Необходимость писать, сообразуясь с определенными нормами, оборачивается значительным ущемлением творческих способностей автора и постоянным болезненным страхом их реализации. Именно этим объясняется явление, против которого я уже не раз выступал: оккупация языка – нашего языка, на котором мы ежедневно говорим и читаем, – всеобъемлющей кастой, калечащей его скрытым насилием над выразительными возможностями. Мы вполне серьезно можем говорить об оккупированных языках, как говорим об оккупированных странах, и потому творческая личность в первом случае должна стать на тот же путь, что истинный патриот – во втором: на путь сопротивления и борьбы, для чего необходимо порвать со всеми клише и стереотипами языка и мышления (вроде неуместной фамильярности по отношению к Пабло, Рафаэлю и Федерико, как в свое время – к Рамиро и Хосе Антонио), со всеми мифами и тюрьмами разума, среди которых, иногда сама того не сознавая, эта творческая личность существует. Очевидно, что эта позиция, подобная позиции партизана или вольного стрелка в оккупированной стране, требует героической повседневной борьбы от писателя, не пожелавшего покинуть родину и не мирящегося с выхолащивающим действием посибилизма. Потому не случайно, что большая часть самых значительных и долговечных произведений, написанных или созданных во время длительного правления Франко, принадлежит испанцам, жившим и работавшим за границей: Америко Кастро, Бунюэлю, Альберти, Семпруну, Максу Аубу, Аррабалю, Луису Сернуде. Любое литературное или художественное творчество обусловлено совокупностью факторов, отчасти не зависящих от воли создателя: оно всегда – плод индивидуального труда и в то же время исторической обстановки, в которой существует автор. Как и научный поиск или философская мысль, литературное творчество не может успешно развиваться без необходимого минимума благоприятных обстоятельств; когда же таковых нет, создатель имеет право эмигрировать и искать подходящие для себя условия, без которых его произведение не обретет жизнь. Наличие цензуры – сколь «либеральной» ни была бы она сегодня, после смерти Франко, – представляет собой непреодолимое препятствие для подъема испанской культуры на уровень французской, английской, немецкой или итальянской. Разумеется, и у нас есть несколько блестящих, стоящих особняком писателей, которые, как говорил недавно один молодой автор, «напоминают испанской литературе ее место».Но одна ласточка (или несколько ласточек) весны не делает.

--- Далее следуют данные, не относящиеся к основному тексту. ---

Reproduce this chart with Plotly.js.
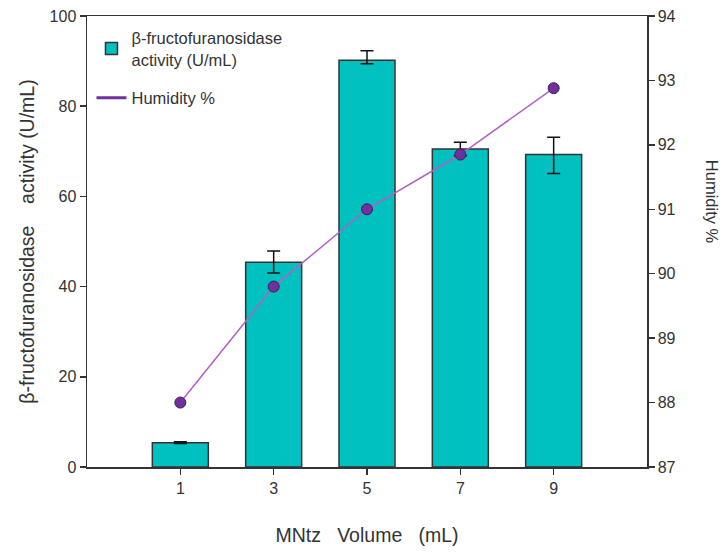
<!DOCTYPE html>
<html>
<head>
<meta charset="utf-8">
<script src="https://cdn.plot.ly/plotly-3.0.1.min.js"></script>
<style>html,body{margin:0;padding:0;background:#fff;}#chart{width:722px;height:552px;}</style>
</head>
<body>
<div id="chart"></div>
<script>
const volumes = [1, 3, 5, 7, 9];
const activity = [5.4, 45.4, 90.2, 70.5, 69.3];
const activityErrPlus = [0.2, 2.5, 2.1, 1.5, 3.8];
const activityErrMinus = [0.2, 2.4, 0.8, 1.5, 4.2];
const humidity = [88.0, 89.8, 91.0, 91.85, 92.88];
const leftTicks = [0, 20, 40, 60, 80, 100];
const rightTicks = [87, 88, 89, 90, 91, 92, 93, 94];

const font = 'Liberation Sans, Arial, sans-serif';
const nb = '\u00A0';

const traces = [
  {
    type: 'bar', x: volumes, y: activity, width: 1.2,
    name: 'β-fructofuranosidase<br>activity (U/mL)', legendgroup: 'act',
    marker: {color: '#00c0c0', line: {color: '#333333', width: 1.5}},
    error_y: {type: 'data', array: activityErrPlus, arrayminus: activityErrMinus, symmetric: false,
      color: '#111111', thickness: 1.5, width: 6.5},
    yaxis: 'y'
  },
  {
    type: 'scatter', mode: 'lines+markers', x: volumes, y: humidity,
    name: 'Humidity %', yaxis: 'y2', showlegend: false,
    line: {color: '#b45fc4', width: 1.5},
    marker: {color: '#7030a0', size: 11, line: {color: '#3a2050', width: 1}}
  },
  {
    type: 'scatter', mode: 'lines', x: [null], y: [null],
    name: 'Humidity %', legendgroup: 'hum', yaxis: 'y2', showlegend: true, hoverinfo: 'skip',
    line: {color: '#7030a0', width: 3}
  }
];

const layout = {
  width: 722, height: 552,
  margin: {l: 87, r: 75, t: 16, b: 85},
  paper_bgcolor: '#fff', plot_bgcolor: '#fff',
  font: {family: font, size: 16, color: '#333'},
  showlegend: true,
  legend: {x: 0.008, y: 0.99, xanchor: 'left', yanchor: 'top', bgcolor: 'rgba(0,0,0,0)',
    traceorder: 'grouped',
    font: {family: font, size: 16.5, color: '#333'}, tracegroupgap: 14, itemwidth: 30},
  xaxis: {
    range: [-1, 11], tickvals: volumes, ticktext: volumes.map(String),
    showgrid: false, zeroline: false, showline: true, linecolor: '#333', linewidth: 1.5,
    mirror: true, ticks: 'outside', ticklen: 6, tickcolor: '#333', tickwidth: 1.5,
    tickfont: {family: font, size: 16, color: '#333'},
    title: {text: 'MNtz' + nb + nb + nb + 'Volume' + nb + nb + nb + '(mL)', font: {family: font, size: 19.5, color: '#333'}, standoff: 32}
  },
  yaxis: {
    range: [0, 100], tickvals: leftTicks, showgrid: false, zeroline: false,
    showline: true, linecolor: '#333', linewidth: 1.5,
    ticks: 'outside', ticklen: 6, tickcolor: '#333', tickwidth: 1.5,
    tickfont: {family: font, size: 16, color: '#333'},
    title: {text: 'β-fructofuranosidase' + nb + nb + nb + nb + 'activity (U/mL)', font: {family: font, size: 19.5, color: '#333'}, standoff: 10}
  },
  yaxis2: {
    range: [87, 94], tickvals: rightTicks, overlaying: 'y', side: 'right',
    showgrid: false, zeroline: false, showline: true, linecolor: '#333', linewidth: 1.5,
    ticks: 'outside', ticklen: 6, tickcolor: '#333', tickwidth: 1.5,
    tickfont: {family: font, size: 16, color: '#333'}
  },
  annotations: [
    {text: 'Humidity %', xref: 'paper', yref: 'paper', x: 1.116, y: 0.588, xanchor: 'center', yanchor: 'middle',
      textangle: 90, showarrow: false, font: {family: font, size: 16.5, color: '#333'}}
  ]
};

Plotly.newPlot('chart', traces, layout, {displayModeBar: false, staticPlot: true});
</script>
</body>
</html>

Впервые за почти сорокалетний период – время, за которое вырастает два с половиной поколения, – испанский народ получил реальную возможность принимать участие в общественной жизни и решать свою собственную судьбу, и мы, писатели и интеллектуалы, даже далекие от политики, не можем позволить себе роскошь упустить этот случай. В этот новый исторический период, в который вступает страна, я хотел бы обратиться и присоединиться к словам Бланко Уайта, какими он приветствовал из Лондона всенародное сопротивление в Испании империалистическому вторжению Бонапарта: «Пусть все мыслят, все говорят, все пишут. Гоните из страны все, что походило бы на ваше старое правительство».

Потому не следует довольствоваться одним требованием отмены цензуры – меры, кстати говоря, неотъемлемой от коренной перестройки всех политических, социальных и экономических структур в стране. Необходимо уже сейчас разоблачать анахронизм и инертность цензуры посредством возможно более свободного, не ограниченного никакими рамками и условиями творчества, направленного на создание целого ряда произведений, которые – будет наложен на них арест или нет – заставили бы ее пасть под ударами самого действенного оружия, что мы можем ей противопоставить: ее собственного бессилия и нелепости.

Франкизм не может и не должен пережить физическую смерть того, кем он создан. От нас, и только от нас – писателей, интеллектуалов, читателей – зависит, сумеем ли мы решительно, твердо и бесповоротно покончить с последствиями его долгой и невидимой оккупации.